*SOURCE EXCERPT*:
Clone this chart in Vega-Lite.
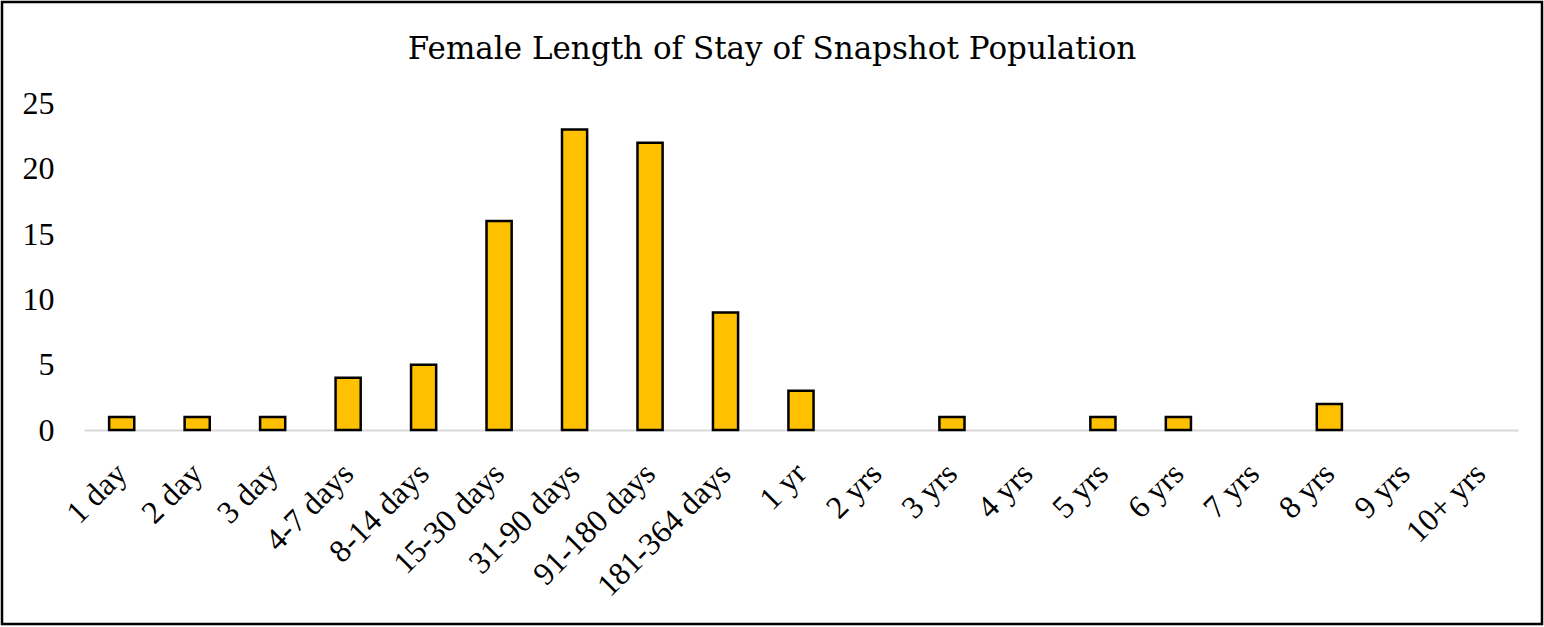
{
  "$schema": "https://vega.github.io/schema/vega-lite/v6.json",
  "autosize": "none",
  "padding": {"left": 2, "top": 2, "right": 2, "bottom": 2},
  "width": 1540,
  "height": 622,
  "background": "white",
  "title": {
    "text": "Female Length of Stay of Snapshot Population",
    "font": "DejaVu Serif",
    "fontSize": 31,
    "fontWeight": "normal",
    "color": "black",
    "frame": "group",
    "anchor": "middle",
    "baseline": "alphabetic",
    "offset": 0,
    "dy": 88
  },
  "data": {
    "values": [
      {"stay": "1 day", "count": 1},
      {"stay": "2 day", "count": 1},
      {"stay": "3 day", "count": 1},
      {"stay": "4-7 days", "count": 4},
      {"stay": "8-14 days", "count": 5},
      {"stay": "15-30 days", "count": 16},
      {"stay": "31-90 days", "count": 23},
      {"stay": "91-180 days", "count": 22},
      {"stay": "181-364 days", "count": 9},
      {"stay": "1 yr", "count": 3},
      {"stay": "2 yrs", "count": 0},
      {"stay": "3 yrs", "count": 1},
      {"stay": "4 yrs", "count": 0},
      {"stay": "5 yrs", "count": 1},
      {"stay": "6 yrs", "count": 1},
      {"stay": "7 yrs", "count": 0},
      {"stay": "8 yrs", "count": 2},
      {"stay": "9 yrs", "count": 0},
      {"stay": "10+ yrs", "count": 0}
    ]
  },
  "mark": {"type": "bar", "fill": "#FFC000", "stroke": "black", "strokeWidth": 2.5},
  "encoding": {
    "x": {
      "field": "stay",
      "type": "nominal",
      "sort": null,
      "scale": {"range": [82, 1516], "paddingInner": 0.667, "paddingOuter": 0.333},
      "axis": {
        "orient": "bottom",
        "offset": -194,
        "title": null,
        "labelAngle": -45,
        "labelAlign": "right",
        "labelBaseline": "middle",
        "labelPadding": 38,
        "ticks": false,
        "domainColor": "#D9D9D9",
        "domainWidth": 2,
        "labelFont": "Liberation Serif",
        "labelFontSize": 32,
        "labelColor": "black",
        "labelOverlap": false,
        "labelLimit": 400
      }
    },
    "y": {
      "field": "count",
      "type": "quantitative",
      "scale": {"domain": [0, 25], "range": [428, 101.5], "nice": false, "zero": true},
      "axis": {
        "title": null,
        "domain": false,
        "ticks": false,
        "grid": false,
        "values": [0, 5, 10, 15, 20, 25],
        "offset": -56,
        "labelPadding": 4,
        "labelFont": "Liberation Serif",
        "labelFontSize": 32,
        "labelColor": "black"
      }
    },
    "strokeOpacity": {"condition": {"test": "datum.count == 0", "value": 0}, "value": 1}
  },
  "config": {"view": {"stroke": "black", "strokeWidth": 2.5}}
}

*WORK INSTRUCTIONS*: Copy out all of the data word for word. Do not carry over any picture.

*EXERCISE SOLUTION*:
Clone this chart in Vega-Lite.
{
  "$schema": "https://vega.github.io/schema/vega-lite/v6.json",
  "autosize": "none",
  "padding": {"left": 2, "top": 2, "right": 2, "bottom": 2},
  "width": 1540,
  "height": 622,
  "background": "white",
  "title": {
    "text": "Female Length of Stay of Snapshot Population",
    "font": "DejaVu Serif",
    "fontSize": 31,
    "fontWeight": "normal",
    "color": "black",
    "frame": "group",
    "anchor": "middle",
    "baseline": "alphabetic",
    "offset": 0,
    "dy": 88
  },
  "data": {
    "values": [
      {"stay": "1 day", "count": 1},
      {"stay": "2 day", "count": 1},
      {"stay": "3 day", "count": 1},
      {"stay": "4-7 days", "count": 4},
      {"stay": "8-14 days", "count": 5},
      {"stay": "15-30 days", "count": 16},
      {"stay": "31-90 days", "count": 23},
      {"stay": "91-180 days", "count": 22},
      {"stay": "181-364 days", "count": 9},
      {"stay": "1 yr", "count": 3},
      {"stay": "2 yrs", "count": 0},
      {"stay": "3 yrs", "count": 1},
      {"stay": "4 yrs", "count": 0},
      {"stay": "5 yrs", "count": 1},
      {"stay": "6 yrs", "count": 1},
      {"stay": "7 yrs", "count": 0},
      {"stay": "8 yrs", "count": 2},
      {"stay": "9 yrs", "count": 0},
      {"stay": "10+ yrs", "count": 0}
    ]
  },
  "mark": {"type": "bar", "fill": "#FFC000", "stroke": "black", "strokeWidth": 2.5},
  "encoding": {
    "x": {
      "field": "stay",
      "type": "nominal",
      "sort": null,
      "scale": {"range": [82, 1516], "paddingInner": 0.667, "paddingOuter": 0.333},
      "axis": {
        "orient": "bottom",
        "offset": -194,
        "title": null,
        "labelAngle": -45,
        "labelAlign": "right",
        "labelBaseline": "middle",
        "labelPadding": 38,
        "ticks": false,
        "domainColor": "#D9D9D9",
        "domainWidth": 2,
        "labelFont": "Liberation Serif",
        "labelFontSize": 32,
        "labelColor": "black",
        "labelOverlap": false,
        "labelLimit": 400
      }
    },
    "y": {
      "field": "count",
      "type": "quantitative",
      "scale": {"domain": [0, 25], "range": [428, 101.5], "nice": false, "zero": true},
      "axis": {
        "title": null,
        "domain": false,
        "ticks": false,
        "grid": false,
        "values": [0, 5, 10, 15, 20, 25],
        "offset": -56,
        "labelPadding": 4,
        "labelFont": "Liberation Serif",
        "labelFontSize": 32,
        "labelColor": "black"
      }
    },
    "strokeOpacity": {"condition": {"test": "datum.count == 0", "value": 0}, "value": 1}
  },
  "config": {"view": {"stroke": "black", "strokeWidth": 2.5}}
}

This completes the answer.